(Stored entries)
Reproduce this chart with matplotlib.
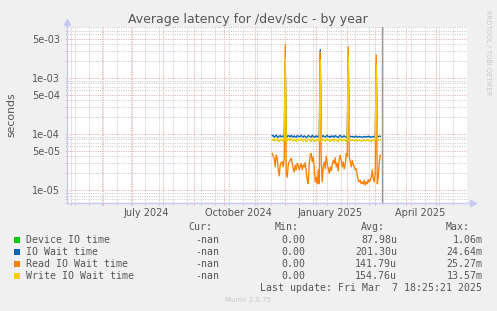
import pandas as pd
import matplotlib
matplotlib.use('Agg')
import matplotlib.pyplot as plt
from matplotlib.patches import Rectangle
from matplotlib.ticker import FixedLocator, NullFormatter, FuncFormatter
import matplotlib.transforms as mtransforms

W, H = 497, 311

# daily samples from this day on, values in microseconds
first_day = '2024-11-18'
now = pd.Timestamp('2025-03-07 18:25:21')

device_us = [79, 77, 81, 75, 78, 82, 76, 73, 80, 78, 79, 75, 77, 1000, 71, 76, 81, 79, 77, 82,
             78, 75, 80, 77, 74, 81, 79, 76, 78, 82, 77, 74, 80, 78, 72, 76, 81, 79, 77, 74,
             82, 78, 73, 76, 80, 75, 79, 74, 1060, 70, 77, 81, 77, 74, 79, 82, 76, 78, 73, 80,
             77, 79, 75, 81, 78, 76, 72, 79, 82, 77, 75, 78, 80, 76, 73, 77, 1000, 73, 79, 77,
             76, 78, 75, 77, 79, 74, 76, 78, 75, 77, 74, 76, 78, 75, 77, 76, 79, 75, 77, 74,
             76, 78, 75, 77, 900, 74, 77, 79, 78]
iowait_us = [93, 95, 88, 91, 96, 90, 87, 92, 94, 89, 91, 93, 88, 2000, 86, 90, 94, 92, 89, 95,
             91, 88, 93, 90, 87, 94, 92, 89, 91, 95, 90, 88, 93, 91, 86, 89, 94, 92, 90, 88,
             95, 91, 87, 90, 93, 89, 92, 88, 3200, 85, 91, 94, 90, 88, 92, 95, 89, 91, 87, 93,
             90, 92, 88, 94, 91, 89, 86, 92, 95, 90, 88, 91, 93, 89, 87, 90, 2400, 88, 92, 90,
             89, 91, 88, 90, 92, 87, 89, 91, 88, 90, 87, 89, 91, 88, 90, 89, 92, 88, 90, 87,
             89, 91, 88, 90, 1800, 87, 90, 92, 91]
read_us = [45, 40, 37, 26, 42, 37, 23, 18, 28, 31, 32, 26, 37, 3900, 20, 17, 28, 32, 34, 37,
           30, 24, 21, 28, 23, 30, 28, 23, 26, 30, 23, 28, 26, 31, 21, 15, 13, 30, 42, 45,
           32, 39, 26, 14, 17, 13, 23, 13, 2900, 30, 14, 26, 32, 24, 40, 30, 24, 20, 26, 22,
           28, 34, 30, 38, 26, 30, 22, 36, 42, 34, 26, 32, 24, 28, 45, 40, 3600, 39, 32, 26,
           34, 28, 26, 23, 24, 18.5, 15, 14, 15, 13, 14, 12.8, 15, 12.3, 14, 13, 15.5, 14, 15, 17,
           23, 16, 14, 20, 2600, 13, 17, 30, 42]
write_us = [80, 78, 82, 76, 79, 83, 77, 74, 81, 79, 80, 76, 78, 2300, 72, 77, 82, 80, 78, 83,
            79, 76, 81, 78, 75, 82, 80, 77, 79, 83, 78, 75, 81, 79, 73, 77, 82, 80, 78, 75,
            83, 79, 74, 77, 81, 76, 80, 75, 2100, 71, 78, 82, 78, 75, 80, 83, 77, 79, 74, 81,
            78, 80, 76, 82, 79, 77, 73, 80, 83, 78, 76, 79, 81, 77, 74, 78, 2500, 74, 80, 78,
            77, 79, 76, 78, 80, 75, 77, 79, 76, 78, 75, 77, 79, 76, 78, 77, 80, 76, 78, 75,
            77, 79, 76, 78, 1700, 75, 78, 80, 79]

names = ['Device IO time', 'IO Wait time', 'Read IO Wait time', 'Write IO Wait time']
colors = ['#00CC00', '#0066B3', '#FF8000', '#FFCC00']
cur = ['-nan', '-nan', '-nan', '-nan']
mins = ['0.00', '0.00', '0.00', '0.00']
avgs = ['87.98u', '201.30u', '141.79u', '154.76u']
maxs = ['1.06m', '24.64m', '25.27m', '13.57m']

month_labels = ['July 2024', 'October 2024', 'January 2025', 'April 2025']
month_label_days = ['2024-07-15', '2024-10-15', '2025-01-15', '2025-04-15']
y_major = [1e-5, 5e-5, 1e-4, 5e-4, 1e-3, 5e-3]

days = pd.date_range(first_day, periods=len(read_us), freq='D')

fig = plt.figure(figsize=(W / 100, H / 100), dpi=100, facecolor='#F0F0F0')
ax = fig.add_axes([67 / W, 1 - 203 / H, 400 / W, 176 / H], facecolor='white')

x0 = now - pd.Timedelta(days=315)
x1 = now + pd.Timedelta(days=85)
ax.set_xlim(x0, x1)
ax.set_yscale('log')
ax.set_ylim(5.9e-6, 8.1e-3)

# grid
grey = '#cdcdcd'
red = '#eeb0b0'
dots = (0, (1.2, 1.2))
ax.xaxis.set_major_locator(FixedLocator(matplotlib.dates.date2num(
    pd.date_range('2024-05-01', '2025-06-01', freq='MS'))))
ax.xaxis.set_minor_locator(FixedLocator(matplotlib.dates.date2num(
    pd.date_range('2024-05-05', '2025-06-01', freq='14D'))))
ax.xaxis.set_major_formatter(NullFormatter())
ax.xaxis.set_minor_formatter(NullFormatter())

minor_y = [m * 10.0 ** e for e in range(-6, -2) for m in (2, 3, 4, 6, 7, 8, 9)]
ax.yaxis.set_major_locator(FixedLocator(y_major))
ax.yaxis.set_minor_locator(FixedLocator(minor_y))
ax.yaxis.set_major_formatter(FuncFormatter(lambda v, p: f'{v:.0e}'))
ax.yaxis.set_minor_formatter(NullFormatter())

ax.grid(which='minor', color=grey, linestyle=dots, lw=0.7)
ax.grid(which='major', color=red, linestyle=dots, lw=0.7)
ax.set_axisbelow(True)
ax.tick_params(which='major', length=1.5, width=0.7, color=red, labelsize=7,
               labelcolor='#555555')
ax.tick_params(which='minor', length=1.5, width=0.7, color=grey)
ax.tick_params(axis='y', pad=3.6)

for s in ax.spines.values():
    s.set_visible(False)

# series (device time sits under the write line)
widths = [0.5, 0.95, 0.95, 0.95]
for vals, c, lw in zip([device_us, iowait_us, read_us, write_us], colors, widths):
    ax.plot(days, [v * 1e-6 for v in vals], color=c, lw=lw, zorder=3)

ax.axvline(now, color='#999999', lw=1.0, zorder=4)

# axis lines with arrows
axc = '#c8c8f4'
ax.plot([0, 0], [0, 1.02], transform=ax.transAxes, color=axc, lw=1, clip_on=False, zorder=5)
ax.plot([0, 1.012], [0, 0], transform=ax.transAxes, color=axc, lw=1, clip_on=False, zorder=5)
ax.plot([0], [1.03], marker='^', ms=4, color=axc, transform=ax.transAxes, clip_on=False)
ax.plot([1.016], [0], marker='>', ms=4, color=axc, transform=ax.transAxes, clip_on=False)

trans = mtransforms.blended_transform_factory(ax.transData, ax.transAxes)
for lab, d in zip(month_labels, month_label_days):
    ax.text(pd.Timestamp(d), -9.5 / 176, lab, transform=trans, ha='center', va='center',
            fontsize=7, color='#555555')

def px(x, y):
    return x / W, 1 - y / H

fig.text(*px(248, 19), 'Average latency for /dev/sdc - by year', ha='center', va='center',
         fontsize=9, color='#555555')
fig.text(*px(11, 114.5), 'seconds', rotation=90, ha='center', va='center',
         fontsize=7.8, color='#555555')
fig.text(*px(488, 53), 'RRDTOOL / TOBI OETIKER', rotation=270, ha='center', va='center',
         fontsize=4.8, color='#c8c8c8')

mono = dict(family='DejaVu Sans Mono', fontsize=7.1, color='#555555', va='center')
fig.text(*px(212.5, 227.5), 'Cur:', ha='right', **mono)
fig.text(*px(298.5, 227.5), 'Min:', ha='right', **mono)
fig.text(*px(384.5, 227.5), 'Avg:', ha='right', **mono)
fig.text(*px(470, 227.5), 'Max:', ha='right', **mono)
for i, name in enumerate(names):
    y = 239.7 + 12 * i
    fig.patches.append(Rectangle(px(14, y + 3), 6 / W, 6 / H, transform=fig.transFigure,
                                 facecolor=colors[i], edgecolor='none'))
    fig.text(*px(26, y), name, ha='left', **mono)
    fig.text(*px(219.5, y), cur[i], ha='right', **mono)
    fig.text(*px(305, y), mins[i], ha='right', **mono)
    fig.text(*px(397, y), avgs[i], ha='right', **mono)
    fig.text(*px(482.5, y), maxs[i], ha='right', **mono)
fig.text(*px(482.5, 287.8), 'Last update: Fri Mar  7 18:25:21 2025', ha='right', **mono)
fig.text(*px(248, 300.5), 'Munin 2.0.75', ha='center', va='center', fontsize=5,
         color='#c8c8c8')

fig.savefig('out.png', dpi=100, facecolor=fig.get_facecolor())
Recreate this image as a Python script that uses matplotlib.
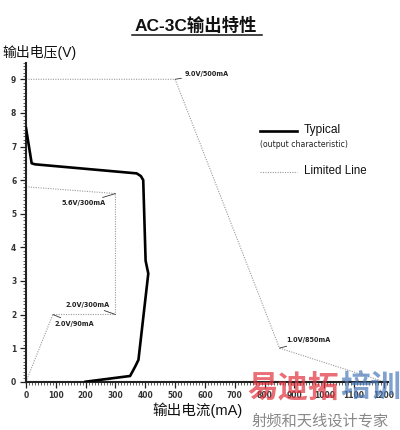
import matplotlib
matplotlib.use("Agg")
import matplotlib.pyplot as plt
from matplotlib.ticker import MultipleLocator

CJK = ["Noto Sans CJK SC", "DejaVu Sans"]
plt.rcParams.update({"font.family": CJK, "axes.unicode_minus": False})

# typical output characteristic (mA, V)
typ_i = [0, 19, 30, 371, 385, 393, 401, 410, 377, 366, 349, 200]
typ_v = [7.55, 6.5, 6.47, 6.2, 6.12, 6.0, 3.6, 3.22, 0.65, 0.45, 0.17, 0.0]

# limited lines
lim_in_i = [0, 300, 300, 90, 0]
lim_in_v = [5.8, 5.6, 2.0, 2.0, 0.0]
lim_out_i = [0, 500, 850, 1200]
lim_out_v = [9.0, 9.0, 1.0, 0.0]

# corner labels: (current, voltage, text, offset in points, ha)
corners = [
    (500, 9.0, "9.0V/500mA", (6.5, 3.8), "left"),
    (300, 5.6, "5.6V/300mA", (-7, -7), "right"),
    (300, 2.0, "2.0V/300mA", (-4, 7), "right"),
    (90, 2.0, "2.0V/90mA", (1.5, -6.5), "left"),
    (850, 1.0, "1.0V/850mA", (5, 5.5), "left"),
]

W, H = 400, 430
fig = plt.figure(figsize=(W / 100, H / 100), dpi=100)
ax = fig.add_axes([26 / W, 1 - 381.7 / H, 362.4 / W, 319.2 / H])


def px(x, y):
    return x / W, 1 - y / H


GRAY = "#9a9a9a"
ax.plot(lim_in_i, lim_in_v, color=GRAY, lw=0.8, ls=(0, (1, 1.2)), zorder=2)
ax.plot(lim_out_i, lim_out_v, color=GRAY, lw=0.8, ls=(0, (1, 1.2)), zorder=2)
ax.plot(typ_i, typ_v, color="black", lw=1.9, solid_joinstyle="round", zorder=3)

for ci, cv, txt, off, ha in corners:
    ax.annotate(txt, (ci, cv), xytext=off, textcoords="offset points",
                ha=ha, va="center", fontsize=5.2, color="#222",
                family="DejaVu Sans", fontstretch="condensed", fontweight="bold",
                arrowprops=dict(arrowstyle="-", color="#333", lw=0.6,
                                shrinkA=0, shrinkB=0))

ax.set_xlim(0, 1215)
ax.set_ylim(0, 9.5)
ax.xaxis.set_major_locator(MultipleLocator(100))
ax.xaxis.set_minor_locator(MultipleLocator(10))
ax.yaxis.set_major_locator(MultipleLocator(1))
ax.yaxis.set_minor_locator(MultipleLocator(0.1))
ax.set_xticks(range(0, 1201, 100))
ax.set_yticks(range(0, 10))
for s in ("top", "right"):
    ax.spines[s].set_visible(False)
for s in ("left", "bottom"):
    ax.spines[s].set_linewidth(1.5)
    ax.spines[s].set_color("#222")
ax.tick_params(which="major", length=4, width=0.9, colors="#222", pad=3)
ax.tick_params(which="minor", length=2.2, width=0.6, colors="#444")
for lab in ax.get_xticklabels() + ax.get_yticklabels():
    lab.set_family("DejaVu Sans")
    lab.set_fontstretch("condensed")
    lab.set_fontweight("bold")
    lab.set_fontsize(6)
    lab.set_color("#333")

# title with underline
fig.text(*px(196, 25), "AC-3C输出特性", ha="center", va="center",
         fontsize=12.5, fontweight="bold", family=["Liberation Sans", "Noto Sans CJK SC"],
         color="#111")
fig.add_artist(plt.Line2D([132 / W, 262 / W], [1 - 34.5 / H] * 2, color="#111", lw=1.1))

fig.text(*px(2, 53), "输出电压(V)", ha="left", va="center", fontsize=10,
         family=["Liberation Sans", "Noto Sans CJK SC"], color="#111")
fig.text(*px(197, 410), "输出电流(mA)", ha="center", va="center", fontsize=10.5,
         family=["Liberation Sans", "Noto Sans CJK SC"], color="#111")

# legend
fig.add_artist(plt.Line2D([260 / W, 297 / W], [1 - 130.7 / H] * 2, color="black", lw=1.9))
fig.text(*px(304, 130.5), "Typical", ha="left", va="center", fontsize=8.6,
         family="Liberation Sans", color="#111")
fig.text(*px(260, 144.5), "(output characteristic)", ha="left", va="center",
         fontsize=6.2, family="DejaVu Sans", fontstretch="condensed", color="#222")
fig.add_artist(plt.Line2D([260 / W, 297 / W], [1 - 171.7 / H] * 2, color=GRAY,
                          lw=0.8, ls=(0, (1, 1.2))))
fig.text(*px(304, 171.5), "Limited Line", ha="left", va="center", fontsize=8.3,
         family="Liberation Sans", color="#111")

# watermark (semi-transparent, over the axis as in the source image)
fig.text(*px(247, 388), "易迪拓", ha="left", va="center", fontsize=22, fontweight="bold",
         family=CJK, color="#e0303a", alpha=0.7)
fig.text(*px(340, 388), "培训", ha="left", va="center", fontsize=22, fontweight="bold",
         family=CJK, color="#4a7ab8", alpha=0.7)
fig.text(*px(320, 421), "射频和天线设计专家", ha="center", va="center", fontsize=11,
         family=CJK, color="#888888")

fig.savefig("out.png", dpi=100)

REQUIREMENTS → Repeat the records above exactly, from the first line through the line that contains "W, H = 497, 311", and leave out the pictures.

ANSWER IN FULL →
Reproduce this chart with matplotlib.
import pandas as pd
import matplotlib
matplotlib.use('Agg')
import matplotlib.pyplot as plt
from matplotlib.patches import Rectangle
from matplotlib.ticker import FixedLocator, NullFormatter, FuncFormatter
import matplotlib.transforms as mtransforms

W, H = 497, 311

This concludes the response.